Pour discuter de la haine religieuse et pour introduire la notion de compréhension de l’autre, Mani dit : «...chacun de nous se sent secoué, menacé, outragé, chacun ressent maintenant à quel point les haines religieuses peuvent affecter son existence… Mais pourquoi ces querelles, ces imprécations, ces railleries ? Chaque peuple a des coutumes qui se sont inscrites dans ses lois et qu’il attribue à la volonté divine. Celle-ci serait-elle différente pour chaque peuple ? La vérité est que nous ne savons rien de la divinité, ni son nom, ni son apparence, ni ses qualités. Les hommes donnent à Dieu des noms innombrables, ils sont tous vrais, et aussi tous faux. S’Il avait un nom, il ne pourrait s’écrire avec nos mots, ni être prononcé par nos bouches. On dit qu’il est Riche et Puissant ? Richesse et puissance ne sont des qualités qu’à l’échelle des hommes, elles ne signifient rien à l’échelle de Dieu. On Lui attribue aussi des désirs, des craintes, des irritations et des humeurs, certains Le disent jaloux d’une statue, offensé d’un geste, préoccupé de notre façon de parler, d’éternuer, de nous vêtir ou de nous dévêtir… »

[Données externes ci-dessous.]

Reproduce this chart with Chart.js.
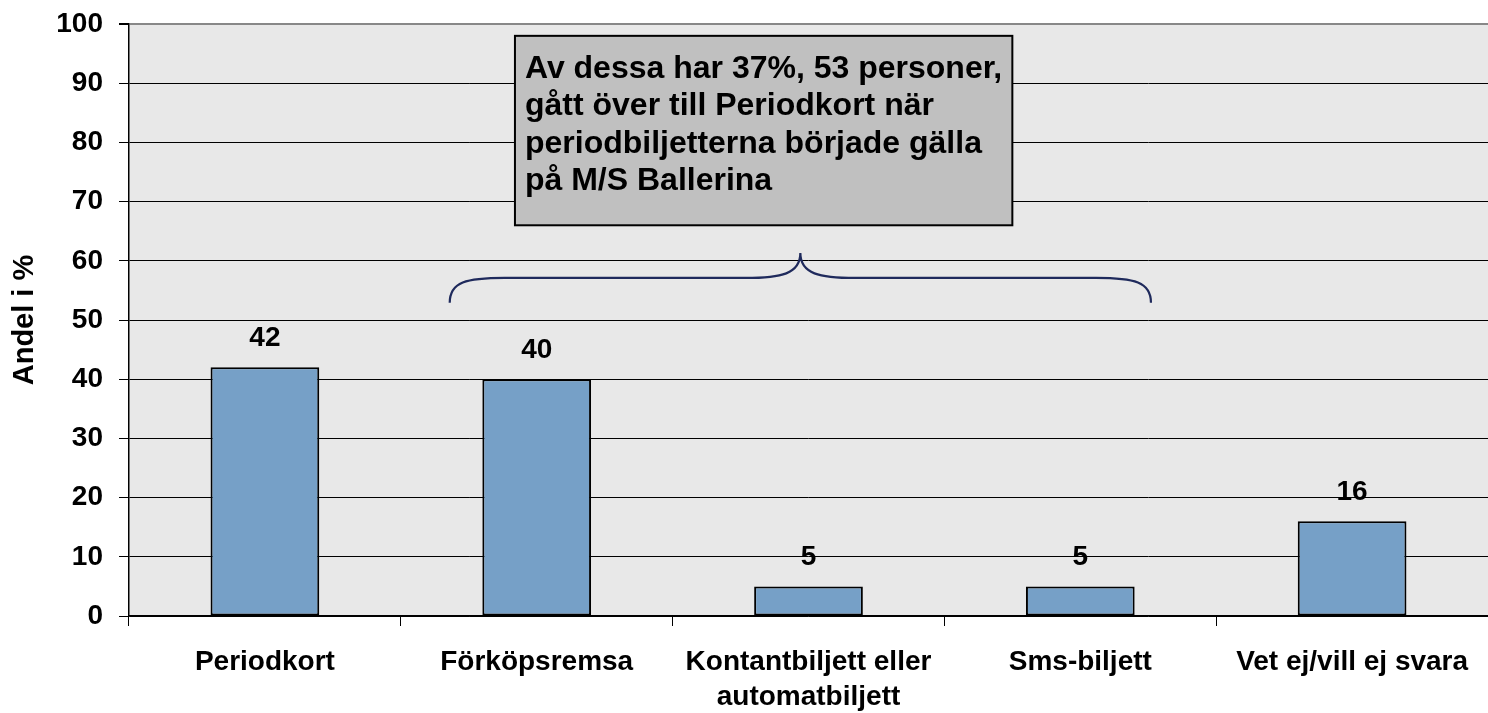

« Je me réclame de toutes les religions et d’aucune. On a appris aux hommes qu’ils devaient appartenir à une croyance comme on appartient à une race ou à une tribu. Et moi je leur dit : on vous a menti. En chaque croyance, en chaque idée, sachez trouver la substance lumineuse et écarter les épluchures. Celui qui suivra ma voie pourra invoquer Ahura-Mazda, et Mithra, et le Christ et le Bouddha. Dans les temples que j’élèverai chacun viendra avec ses prières.

« Je respecte toutes les croyances, et c’est bien cela mon crime aux yeux de tous… »

Ces idées humanistes sont récurrentes dans les œuvres de Amin Maalouf qui déclare dans d’autres ouvrages :
« C’est notre regard qui enferme souvent les autres dans leur étroite apparence, et c’est notre regard aussi qui peut les libérer » Les Identités meurtrières.

« L’identité n’est pas donnée une fois pour toutes, elle se construit et se transforme tout au long de l’existence » Les Identités meurtrières.

« Quand on me dit qu’une personne est arrivée, je suis tenté de demander où, et par quels moyens, et dans quel but ! Seuls se félicitent ceux qui sont incapables d’aller plus loin » Le Premier Siècle après Béatrice.